Provided information

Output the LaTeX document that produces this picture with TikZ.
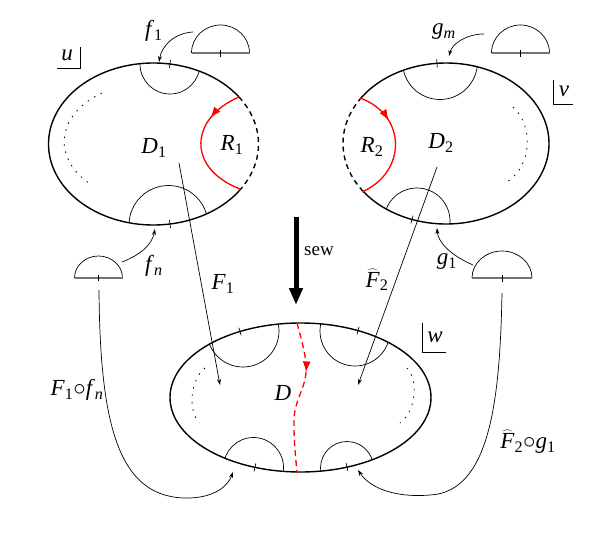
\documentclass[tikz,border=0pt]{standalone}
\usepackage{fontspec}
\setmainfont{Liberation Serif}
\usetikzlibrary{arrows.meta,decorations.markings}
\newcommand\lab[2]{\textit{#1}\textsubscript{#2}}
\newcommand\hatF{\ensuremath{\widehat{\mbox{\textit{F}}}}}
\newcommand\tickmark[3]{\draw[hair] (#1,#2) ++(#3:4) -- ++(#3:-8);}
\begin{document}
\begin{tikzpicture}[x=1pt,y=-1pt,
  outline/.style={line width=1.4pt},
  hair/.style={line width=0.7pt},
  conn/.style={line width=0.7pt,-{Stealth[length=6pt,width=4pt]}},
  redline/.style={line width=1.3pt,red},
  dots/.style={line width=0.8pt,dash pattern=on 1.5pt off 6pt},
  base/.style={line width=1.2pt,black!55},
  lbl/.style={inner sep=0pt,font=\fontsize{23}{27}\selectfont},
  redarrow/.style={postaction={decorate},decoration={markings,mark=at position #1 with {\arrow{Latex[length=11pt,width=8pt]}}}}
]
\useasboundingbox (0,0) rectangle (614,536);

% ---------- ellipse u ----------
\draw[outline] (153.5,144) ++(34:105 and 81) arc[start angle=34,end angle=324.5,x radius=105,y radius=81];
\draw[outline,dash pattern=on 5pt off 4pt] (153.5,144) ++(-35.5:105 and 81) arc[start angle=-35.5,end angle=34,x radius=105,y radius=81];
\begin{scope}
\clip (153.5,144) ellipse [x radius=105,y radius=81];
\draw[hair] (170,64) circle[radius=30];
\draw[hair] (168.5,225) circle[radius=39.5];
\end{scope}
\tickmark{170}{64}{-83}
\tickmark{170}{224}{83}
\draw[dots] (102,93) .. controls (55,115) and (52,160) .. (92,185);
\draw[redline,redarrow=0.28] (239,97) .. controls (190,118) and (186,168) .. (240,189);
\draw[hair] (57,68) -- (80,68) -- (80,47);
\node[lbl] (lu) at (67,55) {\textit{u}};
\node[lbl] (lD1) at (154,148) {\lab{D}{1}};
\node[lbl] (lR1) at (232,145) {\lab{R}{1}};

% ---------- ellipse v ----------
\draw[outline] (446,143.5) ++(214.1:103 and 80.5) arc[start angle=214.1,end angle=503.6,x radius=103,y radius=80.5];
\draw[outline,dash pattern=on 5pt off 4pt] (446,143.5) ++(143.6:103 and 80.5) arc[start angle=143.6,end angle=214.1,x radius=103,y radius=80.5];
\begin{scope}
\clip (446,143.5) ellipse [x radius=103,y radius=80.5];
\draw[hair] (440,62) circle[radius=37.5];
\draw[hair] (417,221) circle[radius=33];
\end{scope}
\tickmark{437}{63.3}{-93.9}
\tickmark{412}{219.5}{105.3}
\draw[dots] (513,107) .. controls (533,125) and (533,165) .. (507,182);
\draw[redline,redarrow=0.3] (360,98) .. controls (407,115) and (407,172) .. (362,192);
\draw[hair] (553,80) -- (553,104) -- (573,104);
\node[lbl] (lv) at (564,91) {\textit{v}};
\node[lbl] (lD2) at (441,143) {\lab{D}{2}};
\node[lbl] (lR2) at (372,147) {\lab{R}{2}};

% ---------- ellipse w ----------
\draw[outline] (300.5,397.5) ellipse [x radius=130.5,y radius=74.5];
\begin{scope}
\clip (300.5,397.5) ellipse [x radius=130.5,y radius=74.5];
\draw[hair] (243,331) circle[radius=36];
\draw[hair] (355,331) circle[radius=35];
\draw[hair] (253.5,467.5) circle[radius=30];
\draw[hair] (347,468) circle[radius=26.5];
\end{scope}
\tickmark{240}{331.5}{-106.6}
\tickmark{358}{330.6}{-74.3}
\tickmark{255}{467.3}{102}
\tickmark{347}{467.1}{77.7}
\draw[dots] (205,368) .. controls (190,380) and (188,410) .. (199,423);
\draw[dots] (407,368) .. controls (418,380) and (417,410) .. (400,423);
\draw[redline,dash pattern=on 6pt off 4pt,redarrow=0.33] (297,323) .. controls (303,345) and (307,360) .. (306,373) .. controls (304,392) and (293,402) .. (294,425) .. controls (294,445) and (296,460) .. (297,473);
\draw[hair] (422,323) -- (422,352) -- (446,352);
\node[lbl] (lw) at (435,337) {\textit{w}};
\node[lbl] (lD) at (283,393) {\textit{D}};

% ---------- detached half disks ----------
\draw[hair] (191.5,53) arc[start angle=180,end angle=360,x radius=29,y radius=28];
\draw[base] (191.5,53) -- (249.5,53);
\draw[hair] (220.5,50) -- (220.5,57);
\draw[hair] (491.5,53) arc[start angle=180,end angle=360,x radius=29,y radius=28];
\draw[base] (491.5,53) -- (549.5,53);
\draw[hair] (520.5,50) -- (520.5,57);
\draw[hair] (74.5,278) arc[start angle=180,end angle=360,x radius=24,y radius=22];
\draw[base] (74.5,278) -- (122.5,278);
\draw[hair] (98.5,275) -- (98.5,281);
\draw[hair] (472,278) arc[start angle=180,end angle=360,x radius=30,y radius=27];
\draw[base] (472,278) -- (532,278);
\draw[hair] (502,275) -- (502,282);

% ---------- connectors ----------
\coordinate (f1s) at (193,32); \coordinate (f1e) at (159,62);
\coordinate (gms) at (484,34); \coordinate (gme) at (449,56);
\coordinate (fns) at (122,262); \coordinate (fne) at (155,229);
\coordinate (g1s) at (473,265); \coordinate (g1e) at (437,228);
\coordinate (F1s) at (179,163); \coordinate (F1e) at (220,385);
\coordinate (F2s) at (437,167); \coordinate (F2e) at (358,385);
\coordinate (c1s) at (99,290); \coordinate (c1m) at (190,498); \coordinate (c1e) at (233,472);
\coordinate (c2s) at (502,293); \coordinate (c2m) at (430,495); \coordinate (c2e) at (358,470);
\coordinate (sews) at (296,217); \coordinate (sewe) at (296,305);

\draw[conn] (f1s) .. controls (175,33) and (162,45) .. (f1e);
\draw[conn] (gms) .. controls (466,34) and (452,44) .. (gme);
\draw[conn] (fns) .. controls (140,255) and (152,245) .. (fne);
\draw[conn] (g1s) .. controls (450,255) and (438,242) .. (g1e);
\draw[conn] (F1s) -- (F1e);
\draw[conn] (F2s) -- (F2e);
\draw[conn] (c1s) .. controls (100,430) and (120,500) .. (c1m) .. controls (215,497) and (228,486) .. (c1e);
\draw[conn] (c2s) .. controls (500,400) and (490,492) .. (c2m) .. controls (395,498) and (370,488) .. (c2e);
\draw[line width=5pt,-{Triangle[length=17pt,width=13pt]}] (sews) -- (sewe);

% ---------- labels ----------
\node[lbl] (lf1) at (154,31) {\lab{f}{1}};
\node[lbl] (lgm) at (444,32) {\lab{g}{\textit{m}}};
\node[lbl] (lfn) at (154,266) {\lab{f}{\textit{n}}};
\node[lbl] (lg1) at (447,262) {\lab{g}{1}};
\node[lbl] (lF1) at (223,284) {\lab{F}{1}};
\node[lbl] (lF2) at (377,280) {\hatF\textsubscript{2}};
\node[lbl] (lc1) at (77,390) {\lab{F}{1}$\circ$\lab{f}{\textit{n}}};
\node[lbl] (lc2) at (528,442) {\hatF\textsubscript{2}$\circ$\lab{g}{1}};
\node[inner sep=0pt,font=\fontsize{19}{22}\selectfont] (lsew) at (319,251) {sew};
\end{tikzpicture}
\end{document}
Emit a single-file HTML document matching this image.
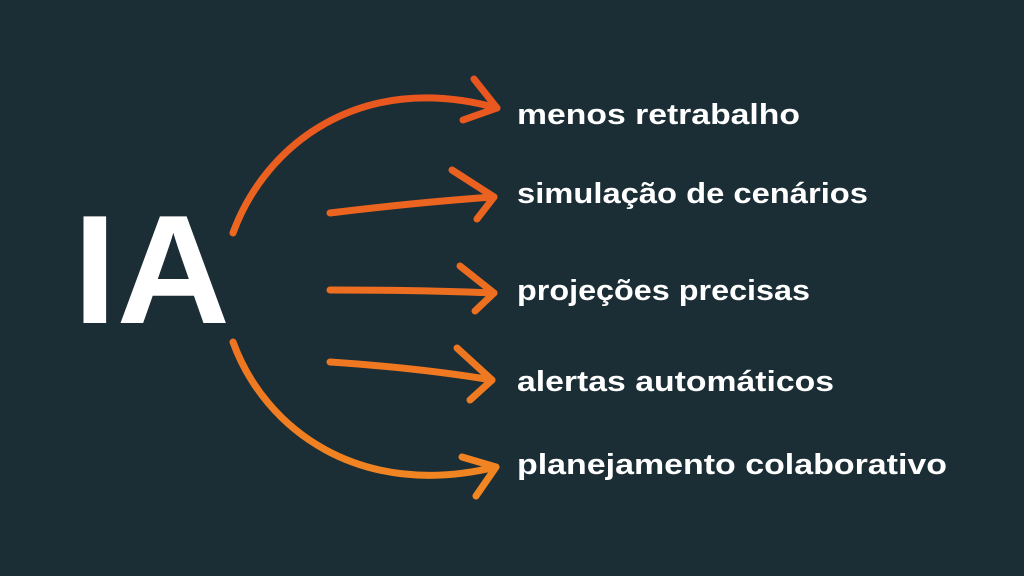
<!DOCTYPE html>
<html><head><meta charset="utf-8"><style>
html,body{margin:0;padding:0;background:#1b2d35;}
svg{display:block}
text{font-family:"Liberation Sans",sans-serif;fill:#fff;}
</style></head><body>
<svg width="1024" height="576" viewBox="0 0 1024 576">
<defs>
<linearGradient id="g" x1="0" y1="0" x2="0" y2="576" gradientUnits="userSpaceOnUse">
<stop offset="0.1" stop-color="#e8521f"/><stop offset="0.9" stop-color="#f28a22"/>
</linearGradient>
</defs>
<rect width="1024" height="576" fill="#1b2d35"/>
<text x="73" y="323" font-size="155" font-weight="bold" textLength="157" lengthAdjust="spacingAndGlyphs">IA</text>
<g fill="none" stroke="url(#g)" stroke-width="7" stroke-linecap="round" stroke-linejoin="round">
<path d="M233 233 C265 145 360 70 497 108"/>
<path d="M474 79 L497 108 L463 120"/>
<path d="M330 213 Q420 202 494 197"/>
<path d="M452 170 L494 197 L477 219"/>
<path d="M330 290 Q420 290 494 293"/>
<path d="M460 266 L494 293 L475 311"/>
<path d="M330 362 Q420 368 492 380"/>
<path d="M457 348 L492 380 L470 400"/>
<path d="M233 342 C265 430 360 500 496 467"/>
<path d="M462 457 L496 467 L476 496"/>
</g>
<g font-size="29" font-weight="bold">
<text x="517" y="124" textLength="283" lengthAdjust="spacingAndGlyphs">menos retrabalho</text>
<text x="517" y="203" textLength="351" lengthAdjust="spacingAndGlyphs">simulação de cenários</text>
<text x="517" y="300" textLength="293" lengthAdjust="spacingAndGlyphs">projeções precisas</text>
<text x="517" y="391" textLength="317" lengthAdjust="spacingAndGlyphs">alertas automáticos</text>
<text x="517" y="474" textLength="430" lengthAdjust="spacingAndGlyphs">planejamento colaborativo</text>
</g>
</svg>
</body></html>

---

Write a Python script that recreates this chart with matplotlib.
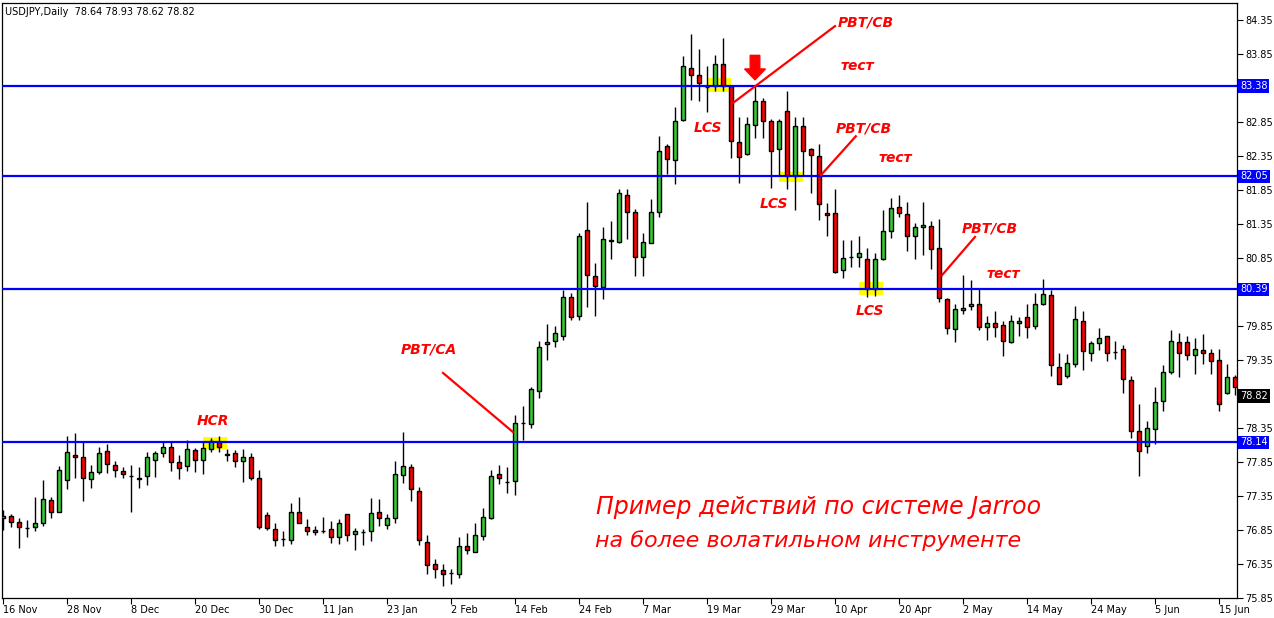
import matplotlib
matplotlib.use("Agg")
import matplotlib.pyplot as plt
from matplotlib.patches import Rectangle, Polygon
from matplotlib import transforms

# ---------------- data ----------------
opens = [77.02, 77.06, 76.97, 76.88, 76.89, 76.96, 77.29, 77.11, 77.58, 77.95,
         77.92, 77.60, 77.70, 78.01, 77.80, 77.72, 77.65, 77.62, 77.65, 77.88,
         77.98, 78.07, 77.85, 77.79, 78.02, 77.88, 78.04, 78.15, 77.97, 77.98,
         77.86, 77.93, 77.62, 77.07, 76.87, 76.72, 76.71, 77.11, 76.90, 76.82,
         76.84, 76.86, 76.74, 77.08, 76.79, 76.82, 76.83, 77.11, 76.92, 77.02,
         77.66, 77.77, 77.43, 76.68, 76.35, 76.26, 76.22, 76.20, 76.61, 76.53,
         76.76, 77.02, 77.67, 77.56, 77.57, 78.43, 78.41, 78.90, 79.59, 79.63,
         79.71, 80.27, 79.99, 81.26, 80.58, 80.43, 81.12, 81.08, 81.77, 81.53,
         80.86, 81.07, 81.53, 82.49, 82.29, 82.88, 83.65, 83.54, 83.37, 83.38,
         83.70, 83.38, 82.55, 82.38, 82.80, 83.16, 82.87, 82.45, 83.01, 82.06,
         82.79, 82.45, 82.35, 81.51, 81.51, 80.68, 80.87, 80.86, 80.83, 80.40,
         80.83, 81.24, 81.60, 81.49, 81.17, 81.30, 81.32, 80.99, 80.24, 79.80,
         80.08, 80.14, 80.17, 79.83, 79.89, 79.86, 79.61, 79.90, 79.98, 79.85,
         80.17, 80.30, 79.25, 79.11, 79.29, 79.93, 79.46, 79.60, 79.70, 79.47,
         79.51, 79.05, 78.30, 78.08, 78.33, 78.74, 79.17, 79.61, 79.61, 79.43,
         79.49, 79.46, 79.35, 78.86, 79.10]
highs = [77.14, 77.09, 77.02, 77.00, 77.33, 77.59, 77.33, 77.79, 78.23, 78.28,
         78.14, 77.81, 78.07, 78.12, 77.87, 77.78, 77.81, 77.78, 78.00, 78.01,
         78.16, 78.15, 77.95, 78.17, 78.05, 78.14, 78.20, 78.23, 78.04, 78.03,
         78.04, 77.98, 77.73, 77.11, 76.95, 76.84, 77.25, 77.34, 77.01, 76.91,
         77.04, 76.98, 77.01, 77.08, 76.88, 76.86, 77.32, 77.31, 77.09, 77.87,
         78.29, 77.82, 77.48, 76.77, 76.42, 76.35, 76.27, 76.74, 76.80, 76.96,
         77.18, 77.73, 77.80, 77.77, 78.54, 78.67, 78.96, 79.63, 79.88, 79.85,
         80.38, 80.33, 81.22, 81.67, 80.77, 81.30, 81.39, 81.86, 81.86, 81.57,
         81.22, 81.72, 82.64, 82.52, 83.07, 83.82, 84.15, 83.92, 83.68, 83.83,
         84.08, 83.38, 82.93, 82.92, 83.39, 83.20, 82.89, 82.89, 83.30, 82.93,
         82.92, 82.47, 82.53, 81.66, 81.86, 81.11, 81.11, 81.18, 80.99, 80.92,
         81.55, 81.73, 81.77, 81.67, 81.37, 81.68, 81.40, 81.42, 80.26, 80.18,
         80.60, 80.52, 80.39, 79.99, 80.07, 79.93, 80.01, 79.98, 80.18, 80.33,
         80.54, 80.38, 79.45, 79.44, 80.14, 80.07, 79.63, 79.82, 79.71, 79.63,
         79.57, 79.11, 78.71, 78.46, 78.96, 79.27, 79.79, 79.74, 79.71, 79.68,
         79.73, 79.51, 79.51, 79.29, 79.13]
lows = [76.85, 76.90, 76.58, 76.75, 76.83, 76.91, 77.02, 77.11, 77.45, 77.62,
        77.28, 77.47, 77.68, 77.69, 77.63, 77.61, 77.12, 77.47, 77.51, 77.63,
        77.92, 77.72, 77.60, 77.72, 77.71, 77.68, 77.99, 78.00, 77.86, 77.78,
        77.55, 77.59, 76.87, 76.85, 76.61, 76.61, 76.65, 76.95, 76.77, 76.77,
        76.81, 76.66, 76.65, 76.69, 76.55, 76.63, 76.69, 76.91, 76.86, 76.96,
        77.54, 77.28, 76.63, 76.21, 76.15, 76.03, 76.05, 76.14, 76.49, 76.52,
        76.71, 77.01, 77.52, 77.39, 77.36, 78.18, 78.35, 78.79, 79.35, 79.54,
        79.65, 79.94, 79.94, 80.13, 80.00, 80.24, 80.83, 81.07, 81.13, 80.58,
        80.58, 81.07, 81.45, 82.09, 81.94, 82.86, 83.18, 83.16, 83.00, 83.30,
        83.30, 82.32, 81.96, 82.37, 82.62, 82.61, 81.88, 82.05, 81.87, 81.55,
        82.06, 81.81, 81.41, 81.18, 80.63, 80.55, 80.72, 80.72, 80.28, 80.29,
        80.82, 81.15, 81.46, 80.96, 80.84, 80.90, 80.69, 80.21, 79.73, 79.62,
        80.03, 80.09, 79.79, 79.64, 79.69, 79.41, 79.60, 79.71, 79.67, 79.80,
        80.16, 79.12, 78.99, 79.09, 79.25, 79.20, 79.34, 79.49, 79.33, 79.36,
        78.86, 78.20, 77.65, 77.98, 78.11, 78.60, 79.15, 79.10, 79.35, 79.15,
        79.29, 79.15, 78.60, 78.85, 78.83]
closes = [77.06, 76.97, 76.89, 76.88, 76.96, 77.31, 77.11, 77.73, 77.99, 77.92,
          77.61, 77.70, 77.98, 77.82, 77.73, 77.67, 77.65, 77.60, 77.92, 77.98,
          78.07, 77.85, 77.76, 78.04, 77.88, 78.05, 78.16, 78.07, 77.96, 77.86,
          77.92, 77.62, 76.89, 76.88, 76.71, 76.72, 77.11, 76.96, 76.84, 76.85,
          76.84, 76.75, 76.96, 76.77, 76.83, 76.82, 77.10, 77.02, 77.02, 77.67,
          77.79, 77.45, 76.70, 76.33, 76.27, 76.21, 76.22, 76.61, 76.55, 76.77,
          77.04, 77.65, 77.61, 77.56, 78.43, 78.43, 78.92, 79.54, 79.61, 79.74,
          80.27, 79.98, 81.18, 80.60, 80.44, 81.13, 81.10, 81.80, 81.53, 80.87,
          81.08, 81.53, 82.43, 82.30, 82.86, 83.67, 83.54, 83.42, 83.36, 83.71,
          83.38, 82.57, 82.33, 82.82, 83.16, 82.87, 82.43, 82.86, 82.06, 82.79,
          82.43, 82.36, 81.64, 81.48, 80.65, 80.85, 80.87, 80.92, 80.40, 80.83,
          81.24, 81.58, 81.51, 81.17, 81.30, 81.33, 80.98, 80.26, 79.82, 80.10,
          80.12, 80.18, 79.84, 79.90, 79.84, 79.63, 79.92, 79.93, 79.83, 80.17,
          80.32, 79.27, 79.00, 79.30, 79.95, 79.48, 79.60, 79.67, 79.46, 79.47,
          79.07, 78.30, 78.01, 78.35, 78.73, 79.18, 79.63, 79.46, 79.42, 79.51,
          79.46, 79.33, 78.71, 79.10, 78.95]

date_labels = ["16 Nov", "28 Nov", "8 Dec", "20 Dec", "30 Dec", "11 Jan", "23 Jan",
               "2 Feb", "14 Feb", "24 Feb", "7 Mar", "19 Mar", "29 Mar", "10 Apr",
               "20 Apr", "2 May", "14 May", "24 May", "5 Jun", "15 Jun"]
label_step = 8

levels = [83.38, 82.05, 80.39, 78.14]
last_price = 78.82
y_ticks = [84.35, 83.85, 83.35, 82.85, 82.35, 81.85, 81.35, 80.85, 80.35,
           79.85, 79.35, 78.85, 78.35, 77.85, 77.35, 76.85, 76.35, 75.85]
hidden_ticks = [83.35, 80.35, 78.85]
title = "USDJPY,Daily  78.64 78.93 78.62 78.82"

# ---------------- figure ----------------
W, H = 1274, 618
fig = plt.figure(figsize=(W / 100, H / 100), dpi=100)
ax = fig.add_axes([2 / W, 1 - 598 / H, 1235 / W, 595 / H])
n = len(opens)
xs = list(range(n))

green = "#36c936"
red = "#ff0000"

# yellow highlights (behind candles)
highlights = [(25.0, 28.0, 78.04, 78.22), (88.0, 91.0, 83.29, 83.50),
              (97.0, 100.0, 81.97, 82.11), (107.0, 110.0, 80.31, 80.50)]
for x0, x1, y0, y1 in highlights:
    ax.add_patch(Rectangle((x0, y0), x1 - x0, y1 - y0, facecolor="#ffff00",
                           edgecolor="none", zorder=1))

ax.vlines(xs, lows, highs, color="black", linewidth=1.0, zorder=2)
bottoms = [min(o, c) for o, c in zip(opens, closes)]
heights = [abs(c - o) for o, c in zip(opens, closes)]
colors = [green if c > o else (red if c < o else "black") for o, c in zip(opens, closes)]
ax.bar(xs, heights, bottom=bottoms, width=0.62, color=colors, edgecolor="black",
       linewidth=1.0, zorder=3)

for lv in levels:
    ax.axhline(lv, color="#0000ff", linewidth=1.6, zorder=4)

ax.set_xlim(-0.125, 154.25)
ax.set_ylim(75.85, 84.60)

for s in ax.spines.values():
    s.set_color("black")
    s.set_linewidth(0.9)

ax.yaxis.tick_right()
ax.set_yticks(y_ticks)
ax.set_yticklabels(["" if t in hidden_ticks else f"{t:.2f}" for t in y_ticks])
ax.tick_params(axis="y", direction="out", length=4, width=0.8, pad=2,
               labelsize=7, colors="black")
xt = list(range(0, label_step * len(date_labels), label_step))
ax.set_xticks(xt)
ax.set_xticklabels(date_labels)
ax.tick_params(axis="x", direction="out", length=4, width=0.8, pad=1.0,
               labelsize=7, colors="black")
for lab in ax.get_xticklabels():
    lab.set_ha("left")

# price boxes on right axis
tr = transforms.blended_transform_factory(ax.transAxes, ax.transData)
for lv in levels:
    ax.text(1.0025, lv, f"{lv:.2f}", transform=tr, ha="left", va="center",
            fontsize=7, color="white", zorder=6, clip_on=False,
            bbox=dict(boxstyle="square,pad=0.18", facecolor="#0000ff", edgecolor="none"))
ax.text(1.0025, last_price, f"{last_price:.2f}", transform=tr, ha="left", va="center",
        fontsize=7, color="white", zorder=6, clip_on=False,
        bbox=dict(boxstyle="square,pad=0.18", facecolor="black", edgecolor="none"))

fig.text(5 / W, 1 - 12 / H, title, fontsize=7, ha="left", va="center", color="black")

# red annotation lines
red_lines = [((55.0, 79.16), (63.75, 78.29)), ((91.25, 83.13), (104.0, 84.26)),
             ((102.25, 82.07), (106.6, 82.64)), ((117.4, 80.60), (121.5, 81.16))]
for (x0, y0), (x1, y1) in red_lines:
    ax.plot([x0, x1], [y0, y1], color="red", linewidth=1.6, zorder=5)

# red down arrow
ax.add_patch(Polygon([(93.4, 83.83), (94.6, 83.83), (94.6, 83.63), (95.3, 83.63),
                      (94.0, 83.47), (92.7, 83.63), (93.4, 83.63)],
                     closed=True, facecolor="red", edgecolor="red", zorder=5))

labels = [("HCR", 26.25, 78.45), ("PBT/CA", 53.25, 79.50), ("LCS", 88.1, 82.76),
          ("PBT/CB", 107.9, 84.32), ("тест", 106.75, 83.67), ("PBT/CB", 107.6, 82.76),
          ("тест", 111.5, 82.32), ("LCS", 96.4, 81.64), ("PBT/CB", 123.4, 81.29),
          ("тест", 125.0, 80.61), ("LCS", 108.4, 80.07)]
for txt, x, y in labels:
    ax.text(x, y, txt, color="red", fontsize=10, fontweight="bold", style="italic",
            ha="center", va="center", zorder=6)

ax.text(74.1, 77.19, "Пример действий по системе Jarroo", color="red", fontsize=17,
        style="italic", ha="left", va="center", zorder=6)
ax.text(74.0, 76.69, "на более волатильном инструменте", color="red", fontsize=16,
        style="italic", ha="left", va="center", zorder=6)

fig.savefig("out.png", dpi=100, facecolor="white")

Exercise description
Copy, exactly as they stand, the lines from the one that holds "Output the LaTeX" to the one that holds "(lR1) at (232,145)", both included, and drop every picture.

Task result
Output the LaTeX document that produces this picture with TikZ.
\documentclass[tikz,border=0pt]{standalone}
\usepackage{fontspec}
\setmainfont{Liberation Serif}
\usetikzlibrary{arrows.meta,decorations.markings}
\newcommand\lab[2]{\textit{#1}\textsubscript{#2}}
\newcommand\hatF{\ensuremath{\widehat{\mbox{\textit{F}}}}}
\newcommand\tickmark[3]{\draw[hair] (#1,#2) ++(#3:4) -- ++(#3:-8);}
\begin{document}
\begin{tikzpicture}[x=1pt,y=-1pt,
  outline/.style={line width=1.4pt},
  hair/.style={line width=0.7pt},
  conn/.style={line width=0.7pt,-{Stealth[length=6pt,width=4pt]}},
  redline/.style={line width=1.3pt,red},
  dots/.style={line width=0.8pt,dash pattern=on 1.5pt off 6pt},
  base/.style={line width=1.2pt,black!55},
  lbl/.style={inner sep=0pt,font=\fontsize{23}{27}\selectfont},
  redarrow/.style={postaction={decorate},decoration={markings,mark=at position #1 with {\arrow{Latex[length=11pt,width=8pt]}}}}
]
\useasboundingbox (0,0) rectangle (614,536);

% ---------- ellipse u ----------
\draw[outline] (153.5,144) ++(34:105 and 81) arc[start angle=34,end angle=324.5,x radius=105,y radius=81];
\draw[outline,dash pattern=on 5pt off 4pt] (153.5,144) ++(-35.5:105 and 81) arc[start angle=-35.5,end angle=34,x radius=105,y radius=81];
\begin{scope}
\clip (153.5,144) ellipse [x radius=105,y radius=81];
\draw[hair] (170,64) circle[radius=30];
\draw[hair] (168.5,225) circle[radius=39.5];
\end{scope}
\tickmark{170}{64}{-83}
\tickmark{170}{224}{83}
\draw[dots] (102,93) .. controls (55,115) and (52,160) .. (92,185);
\draw[redline,redarrow=0.28] (239,97) .. controls (190,118) and (186,168) .. (240,189);
\draw[hair] (57,68) -- (80,68) -- (80,47);
\node[lbl] (lu) at (67,55) {\textit{u}};
\node[lbl] (lD1) at (154,148) {\lab{D}{1}};
\node[lbl] (lR1) at (232,145) {\lab{R}{1}};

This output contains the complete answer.